*Requirements:* Exclude the pictures; give every entry again exactly as written.

*Dataset records:*

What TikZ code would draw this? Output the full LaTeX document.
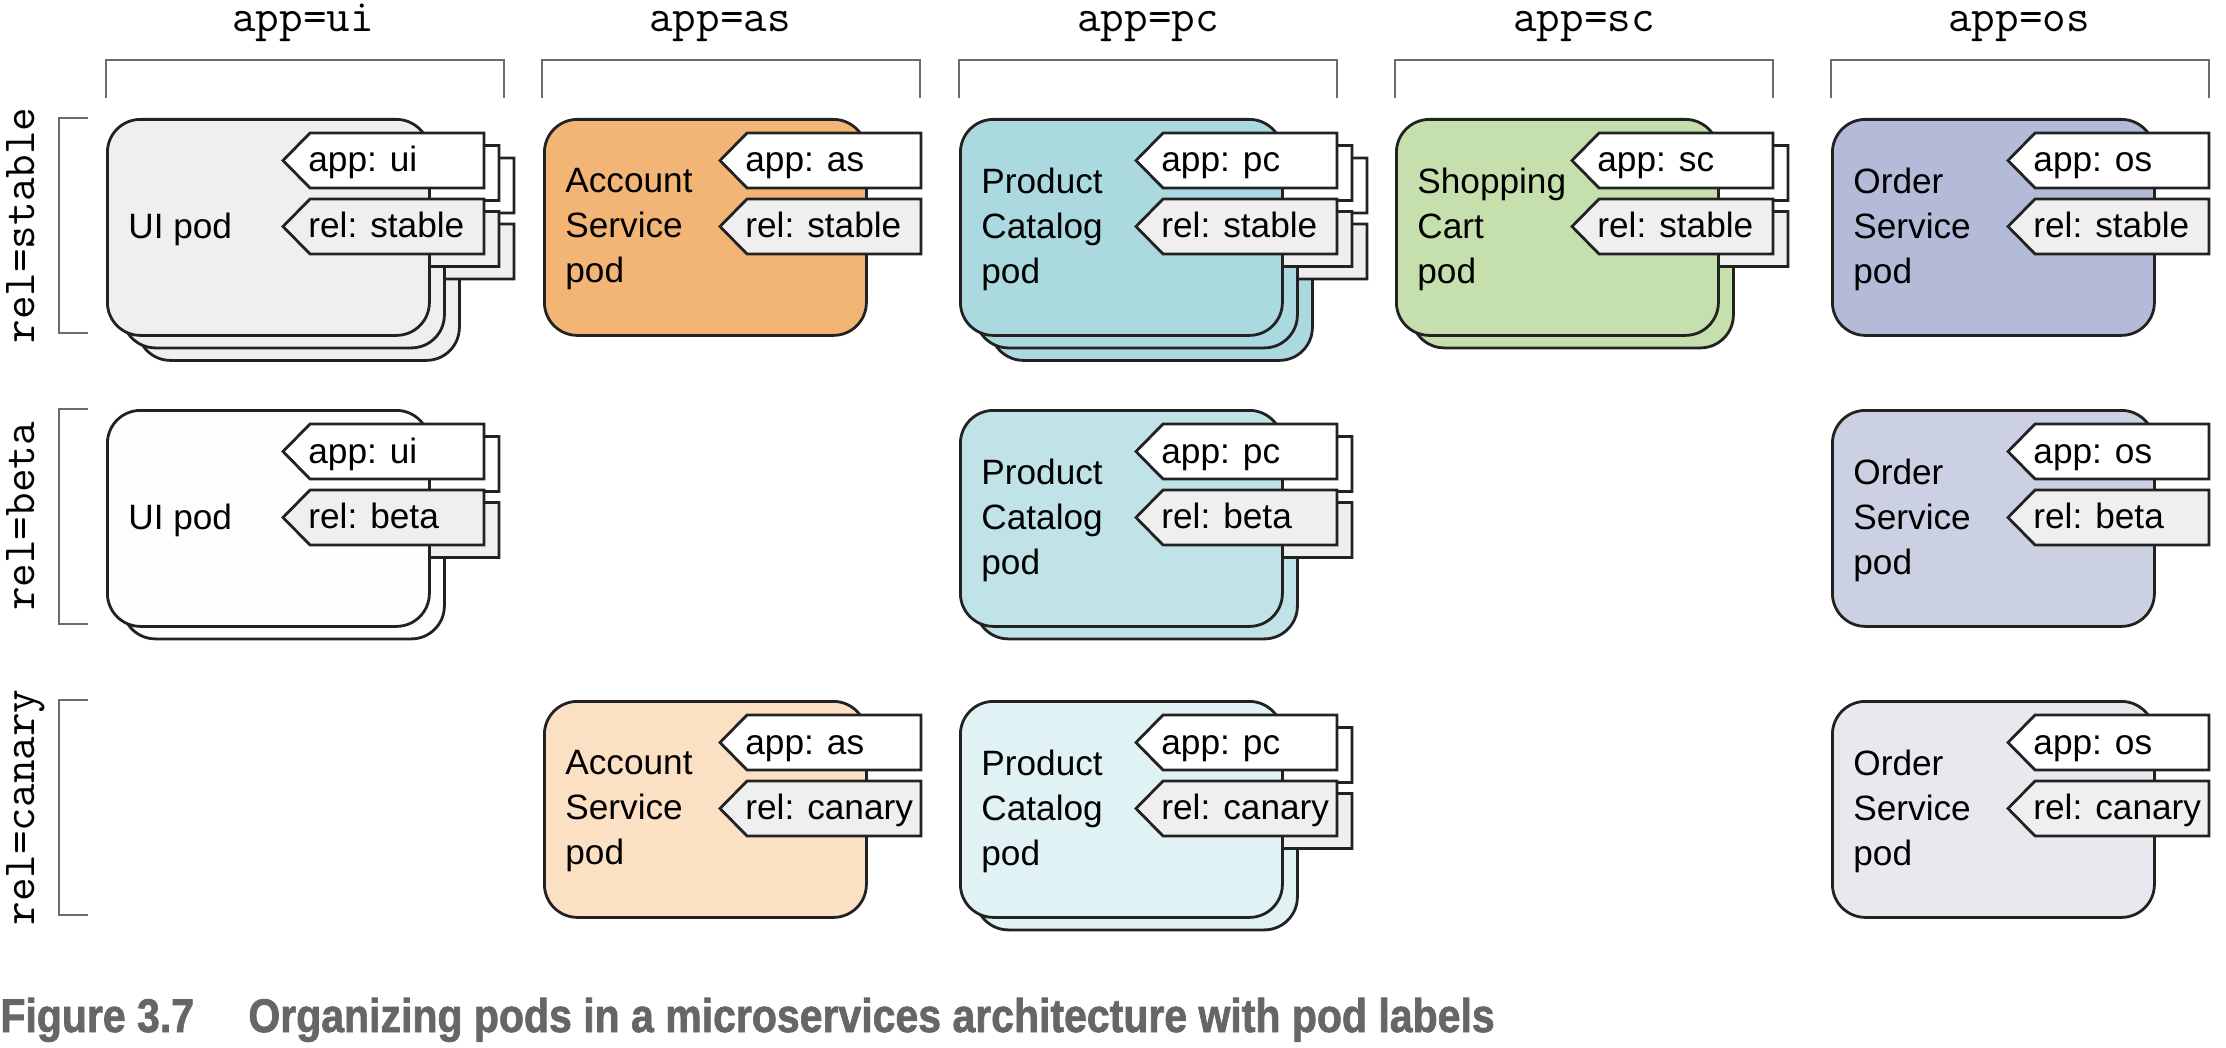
\documentclass[tikz,border=0pt]{standalone}
\usepackage{fontspec}
\usepackage{graphicx}
\setmainfont{Liberation Sans}
\newfontfamily\hdrfont{Latin Modern Mono}
\newfontfamily\capfont[BoldFeatures={FakeBold=1.6}]{Liberation Sans}
\definecolor{podline}{HTML}{222222}
\definecolor{brk}{HTML}{6B6B6B}
\definecolor{relgray}{HTML}{EFEFEF}
\definecolor{capgray}{HTML}{666666}
\definecolor{uiS}{HTML}{EFEFEE}
\definecolor{uiB}{HTML}{FDFDFB}
\definecolor{asS}{HTML}{F2B575}
\definecolor{asC}{HTML}{FCE0C3}
\definecolor{pcS}{HTML}{AADAE0}
\definecolor{pcB}{HTML}{C0E3E7}
\definecolor{pcC}{HTML}{E0F2F3}
\definecolor{scS}{HTML}{C5E0AD}
\definecolor{osS}{HTML}{B4BBD9}
\definecolor{osB}{HTML}{CCD0E3}
\definecolor{osC}{HTML}{E8E9EF}
\tikzset{
  podbox/.style={draw=podline, line width=1.4pt, rounded corners=16.5pt,
    minimum width=161pt, minimum height=108pt, inner sep=0pt, anchor=north west},
  tagline/.style={draw=podline, line width=1.4pt, line join=miter},
  podtext/.style={anchor=west, align=left, inner sep=0pt, text=black,
    font=\fontsize{17.6pt}{22.5pt}\selectfont},
  tagtext/.style={anchor=base west, inner sep=0pt, text=black,
    font=\fontsize{17.6pt}{22.5pt}\selectfont},
  hdr/.style={anchor=base, inner sep=0pt, text=black,
    font=\hdrfont\fontsize{22.9pt}{26pt}\selectfont},
  bracket/.style={draw=brk, line width=1.3pt},
  capstyle/.style={anchor=base west, inner sep=0pt, text=capgray,
    font=\capfont\bfseries\fontsize{20.5pt}{24pt}\selectfont}
}
\newcommand{\podlayer}[4]{%
  \node[podbox, fill=#3] (#4) at ({#1},{#2}) {};
  \draw[tagline, fill=white] ({#1+177},{#2+42.5}) -- ({#1+204},{#2+15}) -- ({#1+378},{#2+15}) -- ({#1+378},{#2+70}) -- ({#1+204},{#2+70}) -- cycle;
  \draw[tagline, fill=relgray] ({#1+177},{#2+108.5}) -- ({#1+204},{#2+81}) -- ({#1+378},{#2+81}) -- ({#1+378},{#2+136}) -- ({#1+204},{#2+136}) -- cycle;
}
\newcommand{\pod}[8]{%
  \ifnum#5>2 \podlayer{#1+30}{#2+25}{#3}{#4-c2}\fi
  \ifnum#5>1 \podlayer{#1+15}{#2+12.5}{#3}{#4-c1}\fi
  \podlayer{#1}{#2}{#3}{#4}
  \node[podtext] (#4-text) at ({#1+22},{#2+111}) {#6};
  \node[tagtext] (#4-app) at ({#1+202},{#2+54}) {#7};
  \node[tagtext] (#4-rel) at ({#1+202},{#2+119.5}) {#8};
}
\begin{document}
\begin{tikzpicture}[x=0.5pt, y=-0.5pt]
\fill[white] (0,0) rectangle (2226,1048);
\useasboundingbox (0,0) rectangle (2226,1048);
% column headers
\node[hdr] (h-ui) at (303,32) {app=ui};
\node[hdr] (h-as) at (720,32) {app=as};
\node[hdr] (h-pc) at (1148,32) {app=pc};
\node[hdr] (h-sc) at (1584,32) {app=sc};
\node[hdr] (h-os) at (2019,32) {app=os};
\draw[bracket] (106,98) -- (106,60) -- (504,60) -- (504,98);
\draw[bracket] (542,98) -- (542,60) -- (920,60) -- (920,98);
\draw[bracket] (959,98) -- (959,60) -- (1337,60) -- (1337,98);
\draw[bracket] (1395,98) -- (1395,60) -- (1773,60) -- (1773,98);
\draw[bracket] (1831,98) -- (1831,60) -- (2209,60) -- (2209,98);
% row labels
\node[hdr, rotate=90] (r-stable) at (34,225.5) {rel=stable};
\node[hdr, rotate=90] (r-beta) at (34,516.5) {rel=beta};
\node[hdr, rotate=90] (r-canary) at (34,807.5) {rel=canary};
\draw[bracket] (88,118) -- (59,118) -- (59,333) -- (88,333);
\draw[bracket] (88,409) -- (59,409) -- (59,624) -- (88,624);
\draw[bracket] (88,700) -- (59,700) -- (59,915) -- (88,915);
% stable row
\pod{106}{118}{uiS}{ui-stable}{3}{UI pod}{app: ui}{rel: stable}
\pod{543}{118}{asS}{as-stable}{1}{Account\\Service\\pod}{app: as}{rel: stable}
\pod{959}{118}{pcS}{pc-stable}{3}{Product\\Catalog\\pod}{app: pc}{rel: stable}
\pod{1395}{118}{scS}{sc-stable}{2}{Shopping\\Cart\\pod}{app: sc}{rel: stable}
\pod{1831}{118}{osS}{os-stable}{1}{Order\\Service\\pod}{app: os}{rel: stable}
% beta row
\pod{106}{409}{uiB}{ui-beta}{2}{UI pod}{app: ui}{rel: beta}
\pod{959}{409}{pcB}{pc-beta}{2}{Product\\Catalog\\pod}{app: pc}{rel: beta}
\pod{1831}{409}{osB}{os-beta}{1}{Order\\Service\\pod}{app: os}{rel: beta}
% canary row
\pod{543}{700}{asC}{as-canary}{1}{Account\\Service\\pod}{app: as}{rel: canary}
\pod{959}{700}{pcC}{pc-canary}{2}{Product\\Catalog\\pod}{app: pc}{rel: canary}
\pod{1831}{700}{osC}{os-canary}{1}{Order\\Service\\pod}{app: os}{rel: canary}
% caption
\node[capstyle] (cap-num) at (0,1032) {\scalebox{1}[1.15]{Figure 3.7}};
\node[capstyle] (cap-text) at (248,1032) {\scalebox{1}[1.15]{Organizing pods in a microservices architecture with pod labels}};
\end{tikzpicture}
\end{document}
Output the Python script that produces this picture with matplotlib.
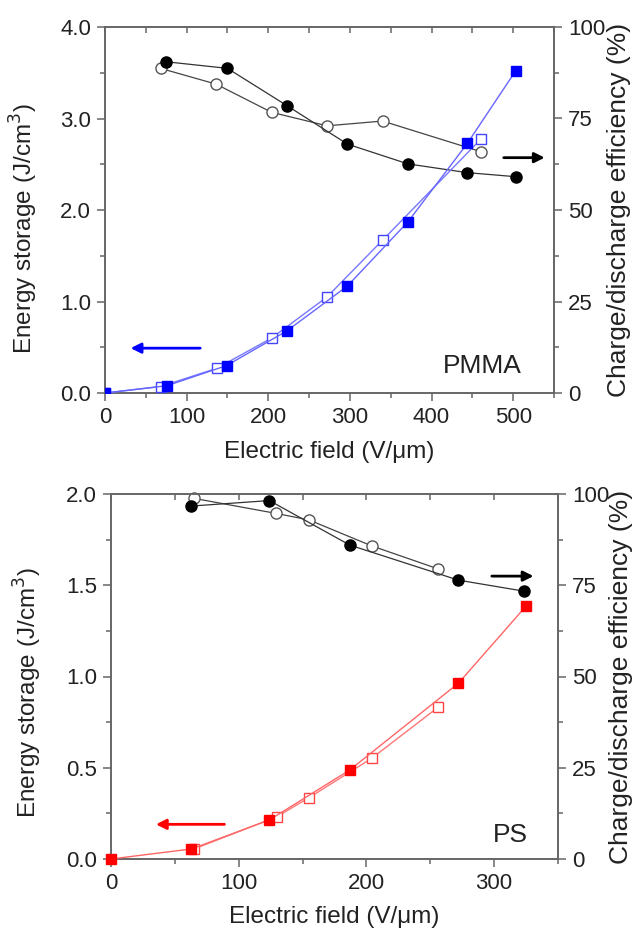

*Exercise output:*
What TikZ code would draw this? Output the full LaTeX document.
\documentclass[tikz,border=0pt]{standalone}
\usepackage{fontspec}
\usepackage{graphicx}
\setmainfont{Liberation Sans}
\newfontfamily\hdrfont{Latin Modern Mono}
\newfontfamily\capfont[BoldFeatures={FakeBold=1.6}]{Liberation Sans}
\definecolor{podline}{HTML}{222222}
\definecolor{brk}{HTML}{6B6B6B}
\definecolor{relgray}{HTML}{EFEFEF}
\definecolor{capgray}{HTML}{666666}
\definecolor{uiS}{HTML}{EFEFEE}
\definecolor{uiB}{HTML}{FDFDFB}
\definecolor{asS}{HTML}{F2B575}
\definecolor{asC}{HTML}{FCE0C3}
\definecolor{pcS}{HTML}{AADAE0}
\definecolor{pcB}{HTML}{C0E3E7}
\definecolor{pcC}{HTML}{E0F2F3}
\definecolor{scS}{HTML}{C5E0AD}
\definecolor{osS}{HTML}{B4BBD9}
\definecolor{osB}{HTML}{CCD0E3}
\definecolor{osC}{HTML}{E8E9EF}
\tikzset{
  podbox/.style={draw=podline, line width=1.4pt, rounded corners=16.5pt,
    minimum width=161pt, minimum height=108pt, inner sep=0pt, anchor=north west},
  tagline/.style={draw=podline, line width=1.4pt, line join=miter},
  podtext/.style={anchor=west, align=left, inner sep=0pt, text=black,
    font=\fontsize{17.6pt}{22.5pt}\selectfont},
  tagtext/.style={anchor=base west, inner sep=0pt, text=black,
    font=\fontsize{17.6pt}{22.5pt}\selectfont},
  hdr/.style={anchor=base, inner sep=0pt, text=black,
    font=\hdrfont\fontsize{22.9pt}{26pt}\selectfont},
  bracket/.style={draw=brk, line width=1.3pt},
  capstyle/.style={anchor=base west, inner sep=0pt, text=capgray,
    font=\capfont\bfseries\fontsize{20.5pt}{24pt}\selectfont}
}
\newcommand{\podlayer}[4]{%
  \node[podbox, fill=#3] (#4) at ({#1},{#2}) {};
  \draw[tagline, fill=white] ({#1+177},{#2+42.5}) -- ({#1+204},{#2+15}) -- ({#1+378},{#2+15}) -- ({#1+378},{#2+70}) -- ({#1+204},{#2+70}) -- cycle;
  \draw[tagline, fill=relgray] ({#1+177},{#2+108.5}) -- ({#1+204},{#2+81}) -- ({#1+378},{#2+81}) -- ({#1+378},{#2+136}) -- ({#1+204},{#2+136}) -- cycle;
}
\newcommand{\pod}[8]{%
  \ifnum#5>2 \podlayer{#1+30}{#2+25}{#3}{#4-c2}\fi
  \ifnum#5>1 \podlayer{#1+15}{#2+12.5}{#3}{#4-c1}\fi
  \podlayer{#1}{#2}{#3}{#4}
  \node[podtext] (#4-text) at ({#1+22},{#2+111}) {#6};
  \node[tagtext] (#4-app) at ({#1+202},{#2+54}) {#7};
  \node[tagtext] (#4-rel) at ({#1+202},{#2+119.5}) {#8};
}
\begin{document}
\begin{tikzpicture}[x=0.5pt, y=-0.5pt]
\fill[white] (0,0) rectangle (2226,1048);
\useasboundingbox (0,0) rectangle (2226,1048);
% column headers
\node[hdr] (h-ui) at (303,32) {app=ui};
\node[hdr] (h-as) at (720,32) {app=as};
\node[hdr] (h-pc) at (1148,32) {app=pc};
\node[hdr] (h-sc) at (1584,32) {app=sc};
\node[hdr] (h-os) at (2019,32) {app=os};
\draw[bracket] (106,98) -- (106,60) -- (504,60) -- (504,98);
\draw[bracket] (542,98) -- (542,60) -- (920,60) -- (920,98);
\draw[bracket] (959,98) -- (959,60) -- (1337,60) -- (1337,98);
\draw[bracket] (1395,98) -- (1395,60) -- (1773,60) -- (1773,98);
\draw[bracket] (1831,98) -- (1831,60) -- (2209,60) -- (2209,98);
% row labels
\node[hdr, rotate=90] (r-stable) at (34,225.5) {rel=stable};
\node[hdr, rotate=90] (r-beta) at (34,516.5) {rel=beta};
\node[hdr, rotate=90] (r-canary) at (34,807.5) {rel=canary};
\draw[bracket] (88,118) -- (59,118) -- (59,333) -- (88,333);
\draw[bracket] (88,409) -- (59,409) -- (59,624) -- (88,624);
\draw[bracket] (88,700) -- (59,700) -- (59,915) -- (88,915);
% stable row
\pod{106}{118}{uiS}{ui-stable}{3}{UI pod}{app: ui}{rel: stable}
\pod{543}{118}{asS}{as-stable}{1}{Account\\Service\\pod}{app: as}{rel: stable}
\pod{959}{118}{pcS}{pc-stable}{3}{Product\\Catalog\\pod}{app: pc}{rel: stable}
\pod{1395}{118}{scS}{sc-stable}{2}{Shopping\\Cart\\pod}{app: sc}{rel: stable}
\pod{1831}{118}{osS}{os-stable}{1}{Order\\Service\\pod}{app: os}{rel: stable}
% beta row
\pod{106}{409}{uiB}{ui-beta}{2}{UI pod}{app: ui}{rel: beta}
\pod{959}{409}{pcB}{pc-beta}{2}{Product\\Catalog\\pod}{app: pc}{rel: beta}
\pod{1831}{409}{osB}{os-beta}{1}{Order\\Service\\pod}{app: os}{rel: beta}
% canary row
\pod{543}{700}{asC}{as-canary}{1}{Account\\Service\\pod}{app: as}{rel: canary}
\pod{959}{700}{pcC}{pc-canary}{2}{Product\\Catalog\\pod}{app: pc}{rel: canary}
\pod{1831}{700}{osC}{os-canary}{1}{Order\\Service\\pod}{app: os}{rel: canary}
% caption
\node[capstyle] (cap-num) at (0,1032) {\scalebox{1}[1.15]{Figure 3.7}};
\node[capstyle] (cap-text) at (248,1032) {\scalebox{1}[1.15]{Organizing pods in a microservices architecture with pod labels}};
\end{tikzpicture}
\end{document}
Output the Python script that produces this picture with matplotlib.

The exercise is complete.